The portfolio is primarily composed of corporate debt issued by companies mainly based in developed markets, with a significant concentration in the United States. The focus on investment-grade securities aims to manage credit risk, targeting bonds with a lower probability of default. The fund is actively managed, allowing the portfolio managers to select bonds that align with the specific maturity and credit quality objectives. This approach provides a diversified basket of corporate issuers, reducing the concentration risk that comes with holding single bonds. The fund distributes income on a semi-annual basis, providing a regular cash flow stream for investors.
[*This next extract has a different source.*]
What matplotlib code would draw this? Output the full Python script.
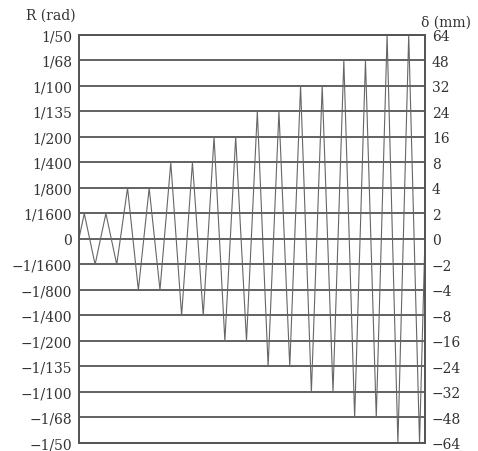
import matplotlib.pyplot as plt
import numpy as np

# drift levels (equally spaced on the chart, index 0 = zero)
r_labels = ["1/50", "1/68", "1/100", "1/135", "1/200", "1/400", "1/800", "1/1600", "0",
            "\u22121/1600", "\u22121/800", "\u22121/400", "\u22121/200", "\u22121/135",
            "\u22121/100", "\u22121/68", "\u22121/50"]
d_labels = ["64", "48", "32", "24", "16", "8", "4", "2", "0",
            "\u22122", "\u22124", "\u22128", "\u221216", "\u221224", "\u221232", "\u221248", "\u221264"]
levels = [8, 7, 6, 5, 4, 3, 2, 1, 0, -1, -2, -3, -4, -5, -6, -7, -8]

# amplitude (level index) of each loading cycle
cycle_amp = [1, 1, 2, 2, 3, 3, 4, 4, 5, 5, 6, 6, 7, 7, 8, 8]

t = [0]
y = [0]
for i, a in enumerate(cycle_amp):
    t += [4 * i + 1, 4 * i + 3]
    y += [a, -a]
t.append(4 * len(cycle_amp))
y.append(0)

plt.rcParams['font.family'] = ['DejaVu Serif']
fig = plt.figure(figsize=(4.78, 4.52), dpi=100)
ax = fig.add_axes([0.165, 0.0177, 0.724, 0.9027])

for lv in levels:
    ax.axhline(lv, color="#555555", lw=1.3, zorder=1)
ax.plot(t, y, color="#666666", lw=0.8, zorder=2)

ax.set_xlim(0, 4 * len(cycle_amp))
ax.set_ylim(-8, 8)
ax.set_xticks([])
ax.set_yticks(levels)
ax.set_yticklabels(r_labels, fontsize=10, color="#333333")
ax.tick_params(axis="y", length=0, pad=5)

ax2 = ax.twinx()
ax2.set_ylim(-8, 8)
ax2.set_yticks(levels)
ax2.set_yticklabels(d_labels, fontsize=10, color="#333333")
ax2.tick_params(axis="y", length=0, pad=5)

for a in (ax, ax2):
    for s in a.spines.values():
        s.set_color("#555555")
        s.set_linewidth(1.3)

fig.text(0.055, 0.965, "R (rad)", fontsize=10, color="#333333", va="center")
fig.text(0.985, 0.95, "\u03b4 (mm)", fontsize=10, color="#333333", va="center", ha="right")

fig.savefig("out.png", dpi=100)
This investment is particularly well-suited for individuals planning for specific future financial goals or liabilities, such as funding education or retirement expenses. The defined maturity date helps align the investment's lifespan with the investor's time horizon. It can be used as a building block in a bond laddering strategy, where an investor combines multiple defined-maturity funds with staggered maturity dates to create a customized income stream and manage reinvestment risk. By offering a predictable outcome, it can help reduce uncertainty related to interest rate fluctuations, as the intention is to hold the underlying bonds until they mature and their principal is repaid.